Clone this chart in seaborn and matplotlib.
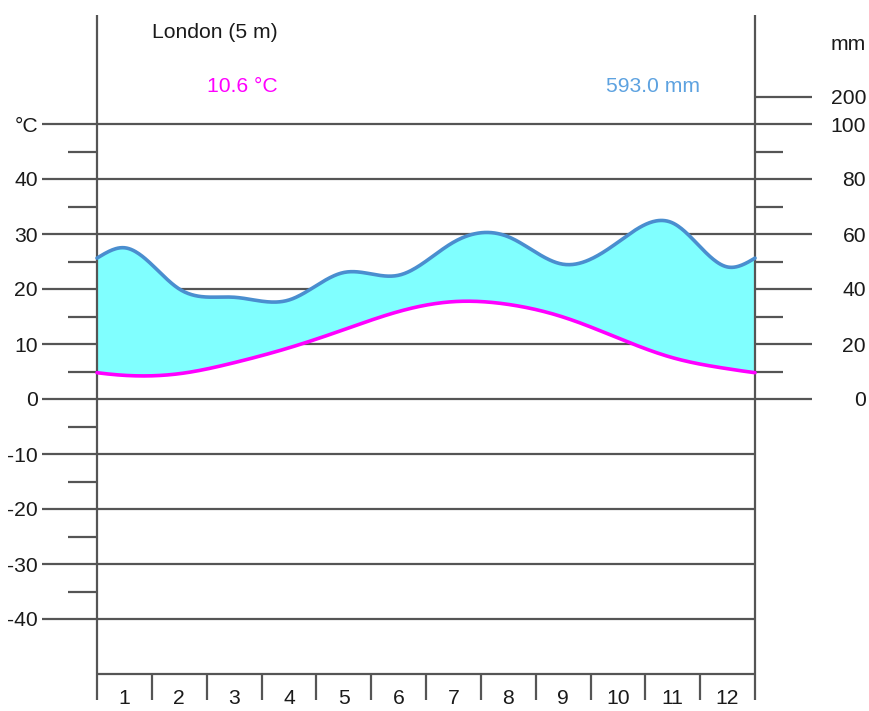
import numpy as np
import pandas as pd
import matplotlib
matplotlib.use("Agg")
import matplotlib.pyplot as plt
import seaborn as sns

# ---- data ----
months = list(range(1, 13))
temp_c = [4.3, 4.6, 6.6, 9.3, 12.6, 15.9, 17.7, 17.2, 14.9, 11.1, 7.5, 5.5]
precip_mm = [55, 40, 37, 36, 46, 45, 57, 59, 49, 57, 64, 48]
station = "London (5 m)"
mean_temp_label = "10.6 °C"
total_precip_label = "593.0 mm"
temp_ticks = [40, 30, 20, 10, 0, -10, -20, -30, -40]
precip_ticks = [100, 80, 60, 40, 20, 0]
precip_high_tick = 200

sns.set_style("white")
plt.rcParams["font.family"] = ["Liberation Sans", "DejaVu Sans"]

# pixel -> data helpers for layout (x in months, y in degC)
PX_X0, PX_MONTH = 97.0, 658.0 / 12.0
PX_Y0, PX_DEG = 399.0, 5.5
W, H = 870, 711
TXT_DY = 2.0  # small downward correction for text centring


def mx(px):
    return (px - PX_X0) / PX_MONTH


def ty(py):
    return (PX_Y0 - py) / PX_DEG


def periodic_spline(vals, m):
    y = np.asarray(vals, float)
    n = len(y)
    A = np.zeros((n, n))
    for i in range(n):
        A[i, i] = 4
        A[i, (i - 1) % n] = 1
        A[i, (i + 1) % n] = 1
    rhs = 6 * (np.roll(y, 1) - 2 * y + np.roll(y, -1))
    M = np.linalg.solve(A, rhs)
    u = m - 0.5
    fl = np.floor(u)
    i = fl.astype(int) % n
    t = u - fl
    j = (i + 1) % n
    return ((1 - t) * y[i] + t * y[j]
            + ((1 - t) ** 3 - (1 - t)) * M[i] / 6 + (t ** 3 - t) * M[j] / 6)


fig = plt.figure(figsize=(W / 100, H / 100), dpi=100)
ax = fig.add_axes([0, 0, 1, 1])
ax.set_xlim(mx(0), mx(W))
ax.set_ylim(ty(H), ty(0))
ax.axis("off")

grid_c = "#555555"
lw_grid = 1.6
txt_c = "#1a1a1a"
fs = 15.2
dy = TXT_DY / PX_DEG

# horizontal grid lines
for t in range(-40, 60, 10):
    right = mx(812) if t >= 0 else mx(755)
    ax.plot([mx(42), right], [t, t], color=grid_c, lw=lw_grid, zorder=1,
            solid_capstyle="butt")
# left minor ticks
for t in range(-35, 50, 10):
    ax.plot([mx(68), 0], [t, t], color=grid_c, lw=lw_grid, zorder=1,
            solid_capstyle="butt")
# right minor ticks
for t in range(5, 50, 10):
    ax.plot([12, mx(783)], [t, t], color=grid_c, lw=lw_grid, zorder=4,
            solid_capstyle="butt")
# 200 mm tick (compressed scale above 100 mm)
y200 = 50 + (precip_high_tick - 100) / 20.0
ax.plot([12, mx(812)], [y200, y200], color=grid_c, lw=lw_grid, zorder=4,
        solid_capstyle="butt")

# smoothed curves
mm = np.linspace(0, 12, 600)
t_s = periodic_spline(temp_c, mm)
p_s = periodic_spline(precip_mm, mm) / 2.0
ax.fill_between(mm, t_s, p_s, where=p_s >= t_s, color="#80ffff", lw=0,
                zorder=2, interpolate=True)
df = pd.DataFrame({"m": np.concatenate([mm, mm]),
                   "v": np.concatenate([p_s, t_s]),
                   "s": ["p"] * len(mm) + ["t"] * len(mm)})
sns.lineplot(data=df, x="m", y="v", hue="s", palette={"p": "#4a8ecf", "t": "#ff00ff"},
             linewidth=2.6, legend=False, ax=ax, zorder=5, sort=False,
             estimator=None)

# axis frame lines
for xv in (0, 12):
    ax.plot([xv, xv], [ty(700), ty(15)], color=grid_c, lw=lw_grid, zorder=4,
            solid_capstyle="butt")
ax.plot([0, 12], [-50, -50], color=grid_c, lw=lw_grid, zorder=4,
        solid_capstyle="butt")
for k in range(1, 12):
    ax.plot([k, k], [-50, ty(700)], color=grid_c, lw=lw_grid, zorder=4,
            solid_capstyle="butt")

# labels
ax.set_xlabel("")
ax.set_ylabel("")
ax.text(mx(38), 50 - dy, "°C", ha="right", va="center", fontsize=fs, color=txt_c)
for t in temp_ticks:
    ax.text(mx(38), t - dy, str(t), ha="right", va="center", fontsize=fs,
            color=txt_c)
ax.text(mx(866), ty(43) - dy, "mm", ha="right", va="center", fontsize=fs,
        color=txt_c)
ax.text(mx(866), y200 - dy, str(precip_high_tick), ha="right", va="center",
        fontsize=fs, color=txt_c)
for p in precip_ticks:
    ax.text(mx(866), p / 2.0 - dy, str(p), ha="right", va="center", fontsize=fs,
            color=txt_c)
for m_ in months:
    ax.text(m_ - 0.5, ty(699), str(m_), ha="center", va="center",
            fontsize=fs, color=txt_c)
ax.text(mx(278), ty(31) - dy, station, ha="right", va="center", fontsize=fs,
        color=txt_c)
ax.text(mx(278), ty(84) - dy, mean_temp_label, ha="right", va="center",
        fontsize=fs, color="#ff00ff")
ax.text(mx(653), ty(85) - dy, total_precip_label, ha="center", va="center",
        fontsize=fs, color="#5da2e0")

fig.savefig("out.png", dpi=100)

(What you need to do)
Leave out the pictures and repeat the lines from the start of the material through the line with "dy = TXT_DY / PX_DEG", inclusive.

(Reply to the exercise)
Clone this chart in seaborn and matplotlib.
import numpy as np
import pandas as pd
import matplotlib
matplotlib.use("Agg")
import matplotlib.pyplot as plt
import seaborn as sns

# ---- data ----
months = list(range(1, 13))
temp_c = [4.3, 4.6, 6.6, 9.3, 12.6, 15.9, 17.7, 17.2, 14.9, 11.1, 7.5, 5.5]
precip_mm = [55, 40, 37, 36, 46, 45, 57, 59, 49, 57, 64, 48]
station = "London (5 m)"
mean_temp_label = "10.6 °C"
total_precip_label = "593.0 mm"
temp_ticks = [40, 30, 20, 10, 0, -10, -20, -30, -40]
precip_ticks = [100, 80, 60, 40, 20, 0]
precip_high_tick = 200

sns.set_style("white")
plt.rcParams["font.family"] = ["Liberation Sans", "DejaVu Sans"]

# pixel -> data helpers for layout (x in months, y in degC)
PX_X0, PX_MONTH = 97.0, 658.0 / 12.0
PX_Y0, PX_DEG = 399.0, 5.5
W, H = 870, 711
TXT_DY = 2.0  # small downward correction for text centring


def mx(px):
    return (px - PX_X0) / PX_MONTH


def ty(py):
    return (PX_Y0 - py) / PX_DEG


def periodic_spline(vals, m):
    y = np.asarray(vals, float)
    n = len(y)
    A = np.zeros((n, n))
    for i in range(n):
        A[i, i] = 4
        A[i, (i - 1) % n] = 1
        A[i, (i + 1) % n] = 1
    rhs = 6 * (np.roll(y, 1) - 2 * y + np.roll(y, -1))
    M = np.linalg.solve(A, rhs)
    u = m - 0.5
    fl = np.floor(u)
    i = fl.astype(int) % n
    t = u - fl
    j = (i + 1) % n
    return ((1 - t) * y[i] + t * y[j]
            + ((1 - t) ** 3 - (1 - t)) * M[i] / 6 + (t ** 3 - t) * M[j] / 6)


fig = plt.figure(figsize=(W / 100, H / 100), dpi=100)
ax = fig.add_axes([0, 0, 1, 1])
ax.set_xlim(mx(0), mx(W))
ax.set_ylim(ty(H), ty(0))
ax.axis("off")

grid_c = "#555555"
lw_grid = 1.6
txt_c = "#1a1a1a"
fs = 15.2
dy = TXT_DY / PX_DEG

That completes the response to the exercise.